Wrocław Academy of Local Leaders

Project facts

Project promoter:
HereTogether Association(PL)
Project Number:
PL-ACTIVECITIZENS-NATIONAL-0366
Status:
Completed
Final project cost:
€59,869
Other Project Partners
Grupa Lokalnie Zorientowanych(PL)
Programme:

More information

Description

In 2020 we carried out a project that made us realise that in Wrocław housing estates there are many activists who do not know who they can turn to with their initiatives. But even those civically engaged individuals know little about engagement options and communal work, including familiarity with Centra Aktywności Lokalnej (CAL) functioning in our city. We will address these problems by engaging active inhabitants of Wrocław in small-scale projects within their housing estates and getting them familiarised with the CAL activities. We will recruit volunteers from 11 Wrocław housing estates and will run for them workshops on social consultation moderation, effective event promotion, creative work methods, and creative problem solving. Participants will organise a meeting with housing estate residents to discuss their needs and ideas for social initiatives. Then we will jointly plan and implement initiatives in each housing estate. CAL venues will be utilised for meetings and workshops. Thanks to these projects we will show inhabitants that grassroots initiatives are possible and that they have positive impact on the development of the local community. The key role in implementing activities included in the project will be played by our partner - an informal group of housing estate leaders called ‘Grupa Lokalnie Zorientowanych’ that will share with us its wide experience in activities within housing estates. The group will help us recruit participants, promote and implement the initiative.
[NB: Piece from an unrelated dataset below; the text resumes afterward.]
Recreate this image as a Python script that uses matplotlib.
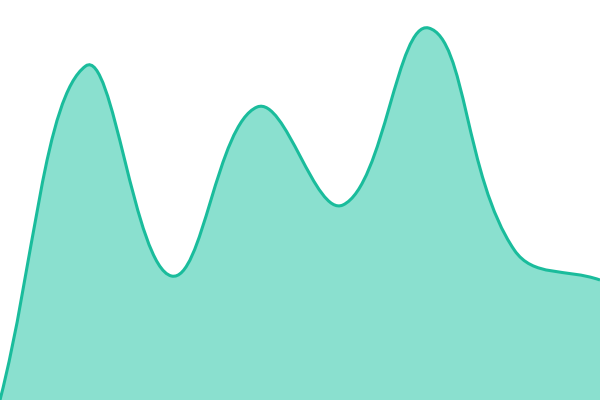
import numpy as np
import matplotlib
matplotlib.use("Agg")
import matplotlib.pyplot as plt
from matplotlib.path import Path
from matplotlib.patches import PathPatch

# data (x as index, y domain 0..400)
x_vals = [0, 1, 2, 3, 4, 5, 6, 7]
y_vals = [0, 334, 124, 293, 195, 372, 150, 120]

line_color = "#1abc9c"
fill_color = "#8ae0cf"
tension = 0.4


def spline_path(pts, t=tension):
    """chart.js style spline: control points scaled by neighbour distances"""
    pts = [np.asarray(p, dtype=float) for p in pts]
    n = len(pts)
    prev_ctrl, next_ctrl = [], []
    for i in range(n):
        cur = pts[i]
        prv = pts[i - 1] if i > 0 else cur
        nxt = pts[i + 1] if i < n - 1 else cur
        d01 = np.hypot(*(cur - prv))
        d12 = np.hypot(*(nxt - cur))
        s01 = d01 / (d01 + d12)
        s12 = d12 / (d01 + d12)
        prev_ctrl.append(cur - t * s01 * (nxt - prv))
        next_ctrl.append(cur + t * s12 * (nxt - prv))
    verts = [pts[0]]
    codes = [Path.MOVETO]
    for i in range(n - 1):
        verts += [next_ctrl[i], prev_ctrl[i + 1], pts[i + 1]]
        codes += [Path.CURVE4] * 3
    return np.array(verts), codes


fig = plt.figure(figsize=(6, 4), dpi=100)
ax = fig.add_axes([0, 0, 1, 1])
ax.set_xlim(0, 7)
ax.set_ylim(0, 400)
ax.axis("off")

# spline is built in pixel space, then mapped back to data coords
disp = ax.transData.transform(np.column_stack([x_vals, y_vals]))
verts_disp, codes = spline_path(disp)
verts = ax.transData.inverted().transform(verts_disp)

area_verts = np.vstack([verts, [[x_vals[-1], 0], [x_vals[0], 0], verts[0]]])
area_codes = codes + [Path.LINETO, Path.LINETO, Path.CLOSEPOLY]
ax.add_patch(PathPatch(Path(area_verts, area_codes), facecolor=fill_color, edgecolor="none"))
ax.add_patch(PathPatch(Path(verts, codes), facecolor="none", edgecolor=line_color, lw=2.2))

fig.savefig("out.png", dpi=100)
Summary of project results

The project responded to the problem of residents'' low level of involvement in the affairs of their immediate surroundings resulting from insufficient knowledge of the social and institutional infrastructure of the neighbourhoods in which they live. Although Wrocław is a city inhabited by numerous activists or people who could become such, the level of social involvement is still insufficient in relation to needs and potential.
Citizens do not always know how to effectively initiate and carry out certain activities in the public space, especially when it requires formal cooperation with other actors, local government. It is not uncommon that even active and committed citizens do not know how to make full use of the infrastructure created specifically to support citizens’ activities and initiatives, such as Local Activity Centres.

 

We managed to recruit 130 active local citizens, and the very fact that this number by far exceeded the number originally planned (which was 96) proves how important our project was for them. Participants included members of community organisations (Estate Councils, Local Activity Centres, local neighbourhood groups, associations), as well as unaffiliated but active residents. In each of the 13 settlements, we facilitated local groups and provided 780 hours of social service design workshops. We held 25 working meetings and organised 13 final initiatives. We gathered our experiences and reflections in a Good Practice Guide published in 200 copies and presented them in a spot promoting housing estate initiatives. During final conference of the project, which brought together residents of all housing estates, representatives of the local government, CAL network, Oława Coalition and members of NGOs, we organised a networking workshop, which became an opportunity to discuss the problems of the housing estates and to establish cross-neighbourhood cooperation. The model implementation of the 13 micro-projects presented at the conference showed the residents of the settlements that the implementation of bottom-up initiatives is sensible and possible.

The project was a great success, and its effects will be long-lasting. Participants not only gained confidence in their own powers by being able to jointly implement important projects for their local community, but also received concrete tools and knowledge that will enable them to implement local initiatives themselves in the future. New contacts and collaborations were established.

Information on the projects funded by the EEA and Norway Grants is provided by the Programme and Fund Operators in the Beneficiary States, who are responsible for the completeness and accuracy of this information.